Data entries
== == ==
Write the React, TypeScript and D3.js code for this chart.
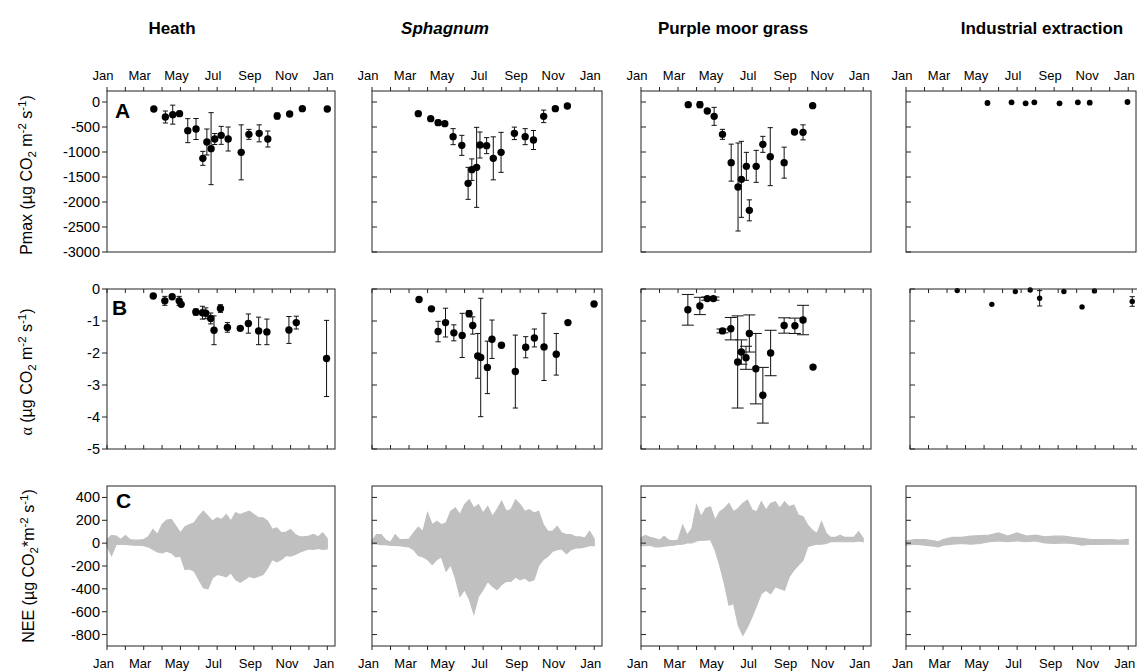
import * as d3 from 'd3';

// ---- labels ----
const siteTitles = ['Heath', 'Sphagnum', 'Purple moor grass', 'Industrial extraction'];
const monthTicks = [0, 1, 2, 3, 4, 5, 6, 7, 8, 9, 10, 11, 12];
const labelMonths = [0, 2, 4, 6, 8, 10, 12];
const monthLabels = ['Jan', 'Mar', 'May', 'Jul', 'Sep', 'Nov', 'Jan'];

const pmaxTicks = [0, -500, -1000, -1500, -2000, -2500, -3000];
const alphaTicks = [0, -1, -2, -3, -4, -5];
const neeTicks = [400, 200, 0, -200, -400, -600, -800];

// ---- Pmax (A) ----
const heathPmaxMonth = [2.55, 3.18, 3.58, 3.95, 4.4, 4.85, 5.22, 5.44, 5.67, 5.87, 6.22, 6.6, 7.31, 7.73, 8.29, 8.76, 9.27, 9.95, 10.64, 12.0];
const heathPmax = [-140, -300, -253, -233, -573, -540, -1127, -800, -933, -740, -667, -740, -1007, -647, -627, -740, -280, -240, -133, -140];
const heathPmaxErr = [0, 120, 190, 50, 240, 210, 140, 260, 720, 110, 180, 240, 550, 100, 170, 160, 60, 0, 0, 40];

const sphagPmaxMonth = [2.5, 3.17, 3.57, 3.93, 4.38, 4.85, 5.19, 5.39, 5.65, 5.83, 6.19, 6.55, 6.97, 7.69, 8.27, 8.72, 9.27, 9.9, 10.55];
const sphagPmax = [-233, -333, -413, -433, -693, -867, -1627, -1353, -1307, -860, -873, -1127, -1007, -627, -693, -760, -287, -133, -80];
const sphagPmaxErr = [0, 30, 50, 0, 160, 200, 320, 215, 800, 260, 160, 430, 400, 125, 160, 190, 125, 40, 0];

const purplePmaxMonth = [2.55, 3.18, 3.58, 3.95, 4.4, 4.87, 5.24, 5.42, 5.69, 5.85, 6.22, 6.58, 6.98, 7.73, 8.29, 8.75, 9.27];
const purplePmax = [-53, -53, -180, -287, -647, -1213, -1700, -1547, -1287, -2167, -1287, -847, -1093, -1213, -600, -607, -73];
const purplePmaxErr = [0, 60, 0, 180, 100, 370, 880, 760, 280, 210, 320, 160, 580, 310, 0, 150, 0];

const indPmaxMonth = [4.4, 5.7, 6.46, 6.93, 8.29, 9.28, 9.92, 11.96];
const indPmax = [-20, -7, -27, -7, -27, -7, -13, 0];
const indPmaxErr = [0, 0, 0, 0, 0, 0, 0, 0];

// ---- alpha (B) ----
const heathAlphaMonth = [2.52, 3.15, 3.55, 3.93, 4.04, 4.84, 5.2, 5.38, 5.65, 5.83, 6.18, 6.56, 7.26, 7.7, 8.26, 8.71, 9.91, 10.31, 11.96];
const heathAlpha = [-0.22, -0.37, -0.24, -0.37, -0.48, -0.72, -0.74, -0.76, -0.92, -1.29, -0.61, -1.2, -1.23, -1.08, -1.31, -1.34, -1.28, -1.05, -2.17];
const heathAlphaErr = [0, 0.14, 0, 0.14, 0, 0.1, 0.2, 0.17, 0.17, 0.45, 0.12, 0.15, 0.05, 0.3, 0.43, 0.4, 0.42, 0.2, 1.19];

const sphagAlphaMonth = [2.54, 3.21, 3.57, 3.97, 4.42, 4.87, 5.24, 5.44, 5.71, 5.87, 6.23, 6.48, 6.99, 7.74, 8.3, 8.77, 9.29, 9.95, 10.58, 11.99];
const sphagAlpha = [-0.33, -0.62, -1.33, -1.05, -1.37, -1.45, -0.77, -1.14, -2.09, -2.14, -2.45, -1.57, -1.76, -2.58, -1.82, -1.53, -1.81, -2.04, -1.05, -0.47];
const sphagAlphaErr = [0, 0, 0.32, 0.45, 0.25, 0.69, 0.1, 0.27, 0.7, 1.85, 0.82, 0.6, 0.07, 1.14, 0.33, 0.28, 1.05, 0.65, 0, 0];

const purpleAlphaMonth = [2.53, 3.18, 3.58, 3.91, 4.4, 4.85, 5.22, 5.42, 5.67, 5.85, 6.2, 6.58, 7.0, 7.73, 8.31, 8.75, 9.29];
const purpleAlpha = [-0.65, -0.53, -0.3, -0.3, -1.31, -1.24, -2.28, -1.97, -2.15, -1.39, -2.49, -3.32, -2.0, -1.14, -1.15, -0.97, -2.44];
const purpleAlphaErr = [0.48, 0.27, 0.05, 0.05, 0.06, 0.35, 1.44, 0.38, 0.36, 0.58, 1.1, 0.87, 0.71, 0.24, 0.24, 0.46, 0];

const indAlphaMonth = [2.55, 4.42, 5.69, 6.49, 7.0, 8.31, 9.29, 9.96, 12.0];
const indAlpha = [-0.05, -0.48, -0.08, -0.03, -0.29, -0.08, -0.56, -0.06, -0.39];
const indAlphaErr = [0, 0, 0, 0, 0.24, 0, 0, 0, 0.15];

// ---- NEE (C): upper / lower envelope ----
const neeMonth = [0, 0.25, 0.5, 0.75, 1, 1.25, 1.5, 1.75, 2, 2.25, 2.5, 2.75, 3, 3.25, 3.5, 3.75, 4, 4.25, 4.5, 4.75, 5, 5.25, 5.5, 5.75, 6, 6.25, 6.5, 6.75, 7, 7.25, 7.5, 7.75, 8, 8.25, 8.5, 8.75, 9, 9.25, 9.5, 9.75, 10, 10.25, 10.5, 10.75, 11, 11.25, 11.5, 11.75, 12];
const heathNeeHi = [32, 67, 61, 32, 67, 32, 26, 26, 32, 55, 120, 76, 163, 201, 207, 149, 90, 143, 163, 178, 236, 280, 236, 193, 222, 207, 251, 193, 266, 251, 266, 280, 251, 222, 222, 193, 120, 134, 90, 96, 120, 76, 55, 55, 61, 76, 55, 90, 38];
const heathNeeLo = [-26, -108, -12, -12, -12, -15, -18, -18, -23, -32, -55, -76, -85, -70, -85, -120, -114, -231, -225, -245, -318, -391, -400, -304, -274, -283, -295, -260, -318, -342, -318, -289, -304, -289, -274, -216, -143, -164, -143, -108, -114, -99, -79, -64, -50, -55, -47, -55, -50];
const sphagNeeHi = [25, 74, 74, 25, 7, 74, 31, 31, 36, 89, 141, 103, 264, 162, 191, 162, 176, 278, 308, 249, 337, 380, 308, 337, 264, 322, 235, 293, 366, 278, 293, 380, 337, 278, 293, 264, 278, 162, 103, 103, 147, 89, 74, 74, 54, 54, 45, 103, 36];
const sphagNeeLo = [-7, -7, -13, -13, -19, -19, -22, -28, -34, -57, -109, -121, -144, -188, -144, -121, -246, -188, -305, -465, -407, -488, -620, -465, -407, -334, -378, -407, -363, -334, -334, -296, -320, -305, -334, -320, -197, -144, -115, -71, -57, -51, -92, -57, -42, -42, -34, -22, -22];
const purpleNeeHi = [50, 67, 50, 41, 26, 61, 26, 20, 26, 158, 70, 128, 333, 231, 304, 318, 201, 274, 304, 347, 274, 304, 347, 377, 289, 274, 362, 289, 347, 362, 304, 362, 318, 333, 245, 231, 158, 114, 85, 187, 85, 50, 50, 70, 50, 50, 50, 99, 41];
const purpleNeeLo = [-23, -23, -18, -32, -32, -26, -23, -18, -12, -9, 3, 3, 20, 26, 26, 32, -61, -193, -353, -543, -528, -718, -806, -733, -645, -543, -441, -412, -441, -383, -397, -412, -295, -237, -193, -149, -32, -18, -9, -9, -3, 12, 12, 12, 12, 12, 12, 20, 12];
const indNeeMonth = [0, 0.5, 1, 1.5, 1.75, 2, 2.5, 3, 3.5, 4, 4.5, 5, 5.5, 6, 6.5, 7, 7.5, 8, 8.5, 9, 9.5, 10, 10.5, 11, 11.5, 12];
const indNeeHi = [20, 32, 32, 20, 12, 32, 50, 50, 61, 67, 70, 90, 61, 90, 61, 70, 55, 61, 61, 50, 41, 32, 32, 32, 26, 32];
const indNeeLo = [-18, -9, -18, -26, -32, -18, -9, -3, -9, -3, 12, 20, 12, 20, 12, 20, 3, -3, 3, -3, -18, -9, -12, -9, -9, -9];

// ---- layout ----
const colX = [107, 372, 641, 906];
const colW = [228, 230, 230, 230];
const rows = [
  { top: 91, h: 161, domain: [-3000, 220], ticks: pmaxTicks },
  { top: 289, h: 160, domain: [-5, 0], ticks: alphaTicks },
  { top: 486, h: 160, domain: [-900, 500], ticks: neeTicks },
];
const FONT = 'Liberation Sans, Arial, Helvetica, sans-serif';
const NEE_GREY = '#c0c0c0';

const pmaxSets = [
  [heathPmaxMonth, heathPmax, heathPmaxErr],
  [sphagPmaxMonth, sphagPmax, sphagPmaxErr],
  [purplePmaxMonth, purplePmax, purplePmaxErr],
  [indPmaxMonth, indPmax, indPmaxErr],
];
const alphaSets = [
  [heathAlphaMonth, heathAlpha, heathAlphaErr],
  [sphagAlphaMonth, sphagAlpha, sphagAlphaErr],
  [purpleAlphaMonth, purpleAlpha, purpleAlphaErr],
  [indAlphaMonth, indAlpha, indAlphaErr],
];
const neeSets = [
  [neeMonth, heathNeeHi, heathNeeLo],
  [neeMonth, sphagNeeHi, sphagNeeLo],
  [neeMonth, purpleNeeHi, purpleNeeLo],
  [indNeeMonth, indNeeHi, indNeeLo],
];

function Scatter({ x, y, sets, r, cap }: any) {
  const [ms, vs, es] = sets;
  return (
    <g>
      {ms.map((m: number, i: number) => {
        const cx = x(m);
        const e = es[i];
        return (
          <g key={i}>
            {e > 0 && (
              <g stroke="#111" strokeWidth={1}>
                <line x1={cx} x2={cx} y1={y(vs[i] + e)} y2={y(vs[i] - e)} />
                <line x1={cx - cap} x2={cx + cap} y1={y(vs[i] + e)} y2={y(vs[i] + e)} />
                <line x1={cx - cap} x2={cx + cap} y1={y(vs[i] - e)} y2={y(vs[i] - e)} />
              </g>
            )}
            <circle cx={cx} cy={y(vs[i])} r={r} fill="#000" />
          </g>
        );
      })}
    </g>
  );
}

function Panel({ col, row }: { col: number; row: number }) {
  const cfg = rows[row];
  const left = col === 3 && row === 1 ? colX[col] + 4 : colX[col];
  const w = colW[col];
  const x = d3.scaleLinear().domain([0, 12.42]).range([left, left + w]);
  const y = d3.scaleLinear().domain(cfg.domain).range([cfg.top + cfg.h, cfg.top]);
  const bottom = cfg.top + cfg.h;
  const heath = col === 0;
  const tl = 5;

  let marks: any = null;
  if (row === 0) {
    marks = <Scatter x={x} y={y} sets={pmaxSets[col]} r={col === 3 ? 2.9 : 3.7} cap={2.6} />;
  } else if (row === 1) {
    marks = <Scatter x={x} y={y} sets={alphaSets[col]} r={col === 3 ? 2.7 : 3.7} cap={col === 2 ? 6 : 2.6} />;
  } else {
    const [ms, hi, lo] = neeSets[col];
    const area = d3.area<number>()
      .x((_, i) => x(ms[i]))
      .y0((_, i) => y(lo[i]))
      .y1((_, i) => y(hi[i]))
      .curve(d3.curveLinear);
    marks = (
      <path d={area(ms as number[]) || ''} fill={NEE_GREY} stroke={NEE_GREY} strokeWidth={1.2} strokeLinejoin="miter" />
    );
  }

  return (
    <g>
      {marks}
      {cfg.ticks.map((t: number) => {
        const ty = y(t);
        if (heath) {
          return (
            <g key={t}>
              <line x1={left - tl} x2={left} y1={ty} y2={ty} stroke="#222" />
              <text x={left - 7} y={ty + 5} textAnchor="end" fontSize={14.5} fontFamily={FONT}>{t}</text>
            </g>
          );
        }
        return <line key={t} x1={left} x2={left + tl} y1={ty} y2={ty} stroke="#222" />;
      })}
      {monthTicks.map((m) => {
        const tx = x(m);
        if (row === 0) return <line key={m} x1={tx} x2={tx} y1={cfg.top - 4} y2={cfg.top} stroke="#222" />;
        if (row === 1)
          return (
            <g key={m} stroke="#222">
              <line x1={tx} x2={tx} y1={cfg.top} y2={cfg.top + 4} />
              <line x1={tx} x2={tx} y1={bottom - 4} y2={bottom} />
            </g>
          );
        return <line key={m} x1={tx} x2={tx} y1={bottom} y2={bottom + 4} stroke="#222" />;
      })}
      {row === 0 &&
        labelMonths.map((m, i) => (
          <text key={m} x={x(m) - 4} y={80} textAnchor="middle" fontSize={13} fontFamily={FONT}>
            {monthLabels[i]}
          </text>
        ))}
      {row === 2 &&
        labelMonths.map((m, i) => (
          <text key={m} x={x(m) - 3.5} y={668} textAnchor="middle" fontSize={13} fontFamily={FONT}>
            {monthLabels[i]}
          </text>
        ))}
      <rect x={left} y={cfg.top} width={w} height={cfg.h} fill="none" stroke="#222" strokeWidth={1} />
    </g>
  );
}

function UnitTail({ mid }: { mid: string }) {
  return (
    <>
      CO<tspan dy={4} fontSize={11.5}>2</tspan>
      <tspan dy={-4}>{mid}</tspan><tspan dy={-6} fontSize={11.5}>-2</tspan>
      <tspan dy={6}> s</tspan><tspan dy={-6} fontSize={11.5}>-1</tspan><tspan dy={6}>)</tspan>
    </>
  );
}

export default function App() {
  const titleX = [172, 445, 733, 1042];
  return (
    <svg width={1137} height={671} style={{ position: 'absolute', left: 0, top: 0, background: '#fff' }}>
      <rect width={1137} height={671} fill="#fff" />
      {siteTitles.map((t, i) => (
        <text key={t} x={titleX[i]} y={34} textAnchor="middle" fontSize={17} fontWeight="bold"
          fontStyle={i === 1 ? 'italic' : 'normal'} fontFamily={FONT}>{t}</text>
      ))}
      {[0, 1, 2].map((r) => [0, 1, 2, 3].map((c) => <Panel key={`${r}-${c}`} col={c} row={r} />))}

      <text x={115} y={118} fontSize={21} fontWeight="bold" fontFamily={FONT}>A</text>
      <text x={112} y={315} fontSize={21} fontWeight="bold" fontFamily={FONT}>B</text>
      <text x={116} y={508} fontSize={21} fontWeight="bold" fontFamily={FONT}>C</text>

      <text transform="translate(32,175) rotate(-90)" textAnchor="middle" fontSize={16} fontFamily={FONT}>
        Pmax (µg <UnitTail mid=" m" />
      </text>
      <text transform="translate(32,372) rotate(-90)" textAnchor="middle" fontSize={16} fontFamily={FONT}>
        <tspan fontFamily="Liberation Serif, DejaVu Serif, serif">α</tspan> (µg <UnitTail mid=" m" />
      </text>
      <text transform="translate(34,566) rotate(-90)" textAnchor="middle" fontSize={16} fontFamily={FONT}>
        NEE (µg <UnitTail mid="*m" />
      </text>
    </svg>
  );
}
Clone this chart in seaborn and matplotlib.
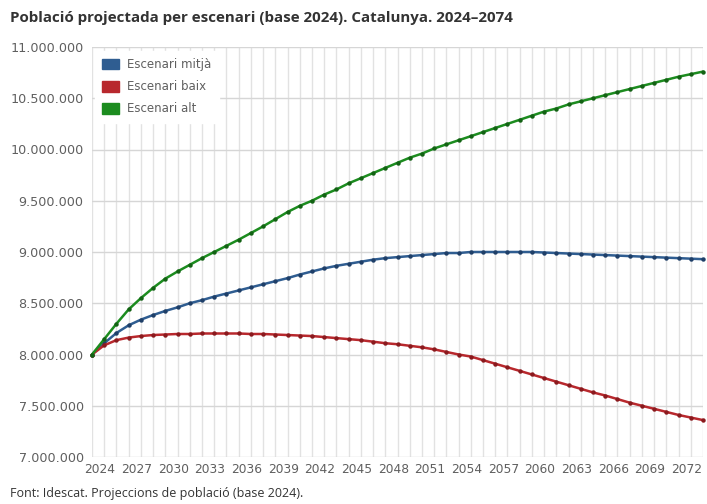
== == ==
### DIRECTIONS FOR THIS TASK
Start at the first line of the records and write out everything up to and including the line containing "60, 0, 0, 40];". No pictures.

### SOLVED PROBLEM
Write the React, TypeScript and D3.js code for this chart.
import * as d3 from 'd3';

// ---- labels ----
const siteTitles = ['Heath', 'Sphagnum', 'Purple moor grass', 'Industrial extraction'];
const monthTicks = [0, 1, 2, 3, 4, 5, 6, 7, 8, 9, 10, 11, 12];
const labelMonths = [0, 2, 4, 6, 8, 10, 12];
const monthLabels = ['Jan', 'Mar', 'May', 'Jul', 'Sep', 'Nov', 'Jan'];

const pmaxTicks = [0, -500, -1000, -1500, -2000, -2500, -3000];
const alphaTicks = [0, -1, -2, -3, -4, -5];
const neeTicks = [400, 200, 0, -200, -400, -600, -800];

// ---- Pmax (A) ----
const heathPmaxMonth = [2.55, 3.18, 3.58, 3.95, 4.4, 4.85, 5.22, 5.44, 5.67, 5.87, 6.22, 6.6, 7.31, 7.73, 8.29, 8.76, 9.27, 9.95, 10.64, 12.0];
const heathPmax = [-140, -300, -253, -233, -573, -540, -1127, -800, -933, -740, -667, -740, -1007, -647, -627, -740, -280, -240, -133, -140];
const heathPmaxErr = [0, 120, 190, 50, 240, 210, 140, 260, 720, 110, 180, 240, 550, 100, 170, 160, 60, 0, 0, 40];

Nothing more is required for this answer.